Germany implements NIS2 – What you need to know now

After a delay of more than two years, Germany adopted its NIS2 Implementation Law, transposing the requirements of the EU NIS2 Directive (NIS2) into national legislation, which entered into force on 6 December 2025. The scope of the German Implementation Law is broad, mirroring the wide-ranging requirements of NIS2, and will result in a substantial increase in the number of regulated organisations in Germany—from approximately 4,500 to 30,000 entities.

The Implementation Law is mainly amending the existing German IT Security Law (BSIG)  as well as corresponding German sector specific regulation, such as the Energy Industry Act (EnWG), or the Telecommunication Act (TKG).
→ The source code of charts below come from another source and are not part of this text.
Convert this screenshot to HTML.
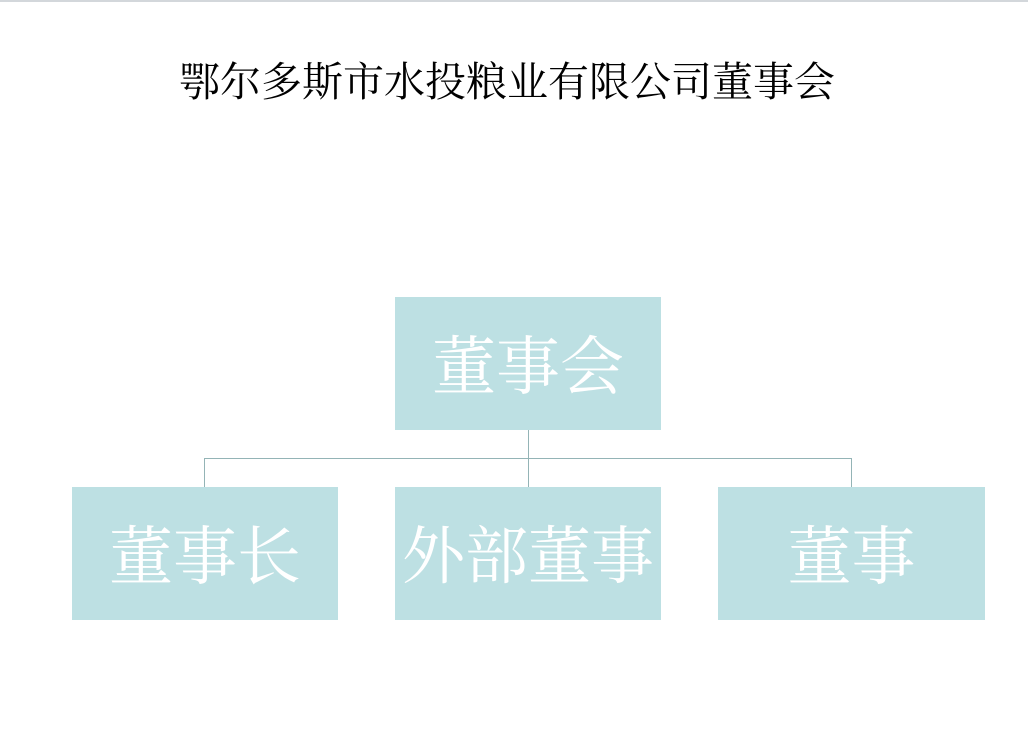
<!DOCTYPE html>
<html><head><meta charset="utf-8"><style>
body{margin:0;width:1028px;height:737px;background:#fff;position:relative;overflow:hidden;font-family:"Liberation Serif","Noto Serif CJK SC",serif}
.top{position:absolute;left:0;top:0;width:1028px;height:2px;background:#d3d7db}
.t{position:absolute;left:0;width:1014px;top:57px;text-align:center;font-size:41px;line-height:50px;color:#000;white-space:nowrap}
.b{position:absolute;background:#bde0e3;color:#fff;font-size:64px;display:flex;align-items:center;justify-content:center;width:266px;height:129px;padding-bottom:4px;white-space:nowrap}
.l{position:absolute;background:#94b4b6}
</style></head><body>
<div class="top"></div>
<div class="t">鄂尔多斯市水投粮业有限公司董事会</div>
<div class="b" style="left:395px;top:297px">董事会</div>
<div class="b" style="left:72px;top:487px">董事长</div>
<div class="b" style="left:395px;top:487px;font-size:63px">外部董事</div>
<div class="b" style="left:718px;top:487px;width:267px">董事</div>
<div class="l" style="left:528px;top:430px;width:1px;height:57px"></div>
<div class="l" style="left:204px;top:458px;width:648px;height:1px"></div>
<div class="l" style="left:204px;top:458px;width:1px;height:29px"></div>
<div class="l" style="left:851px;top:458px;width:1px;height:29px"></div>
</body></html>
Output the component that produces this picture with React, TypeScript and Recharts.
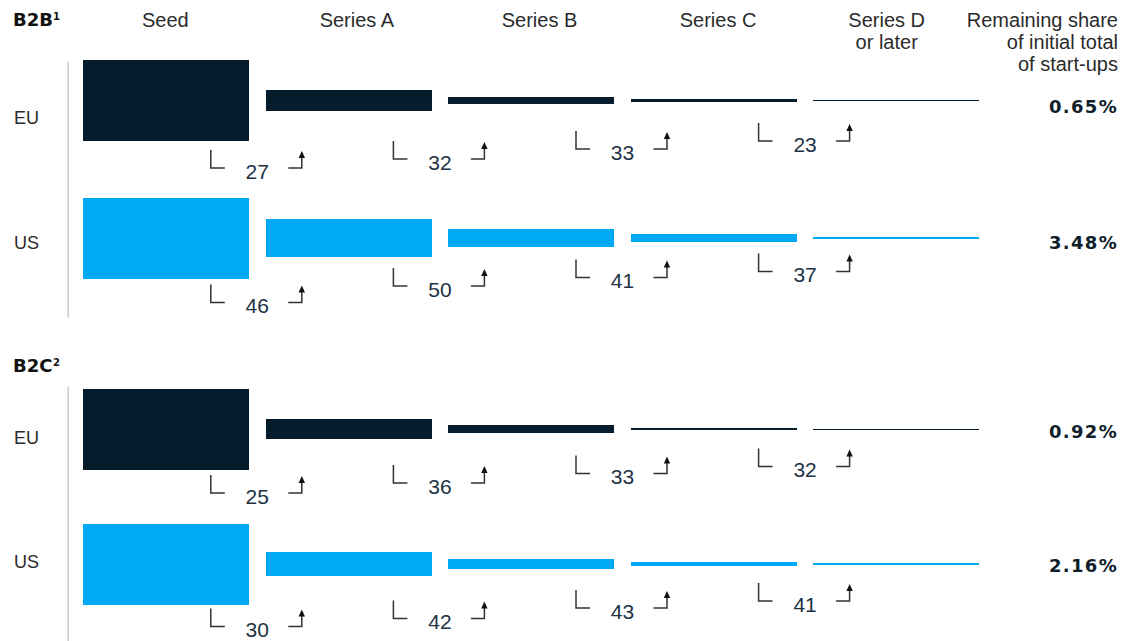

Sectors in scope include banking and financial market infrastructure.

In this blog post, we shed some light on the specifics of the Implementation Law as well as some action points relevant to affected companies providing services or carrying out activities in Germany.

Data protection

Adequate for now: EDPB’s opinion on the level of data protection in the UK

The European Data Protection Board (EDPB) has recently adopted its opinion on the European Commission’s draft implementing decision to extend the adequacy decision for the UK under Article 45 of the EU General Data Protection Regulation (EU GDPR) until 27 December 2031. Such adequacy decision permits transfers of personal data under the EU GDPR to recipients based in the UK without requiring additional safeguards under the EU GDPR. In its assessment, the EDPB examines whether the UK’s data protection regulations continue to ensure an essentially equivalent level of protection in light of developments since 2021, in particular the Data (Use and Access) Act 2025 (DUAA).

Overall, the EDPB “welcomes the continuing alignment” between the UK and EU data protection frameworks, while also striking a cautious tone with repeated calls for the Commission to conduct further analysis regarding several points and to commit to close, ongoing monitoring in the coming years. 

For more information, see our blog post.

Sanctions and export controls

Doing business in high-risk jurisdictions: navigating global sanctions and export controls

Companies conducting cross-border business often need to navigate a complex web of sanctions and trade-related restrictions. These considerations are especially relevant in high-risk jurisdictions—regions marked by conflict or geopolitical tension, and which typically have an elevated number of individuals, entities, and activities that can expose companies to sanctions risks.

Sanctions are an increasingly favoured and complex foreign policy tool that include a wide array of restrictions: territorial limitations, entity designations, asset freezes, financial sanctions, capital and financial restrictions, export controls, tariffs, service bans, investment bans, sectoral measures, and price caps.  To make matters more complex, the application and interpretation of global sanctions can diverge from regulator to regulator, which can lead to commercial complications for businesses operating in high-risk jurisdictions.  Now more than ever, companies investing and operating in high-risk jurisdictions should consider sanctions and trade restrictions at all stages of the business lifecycle, from the decision to enter a market through ongoing operations through a potential future exit.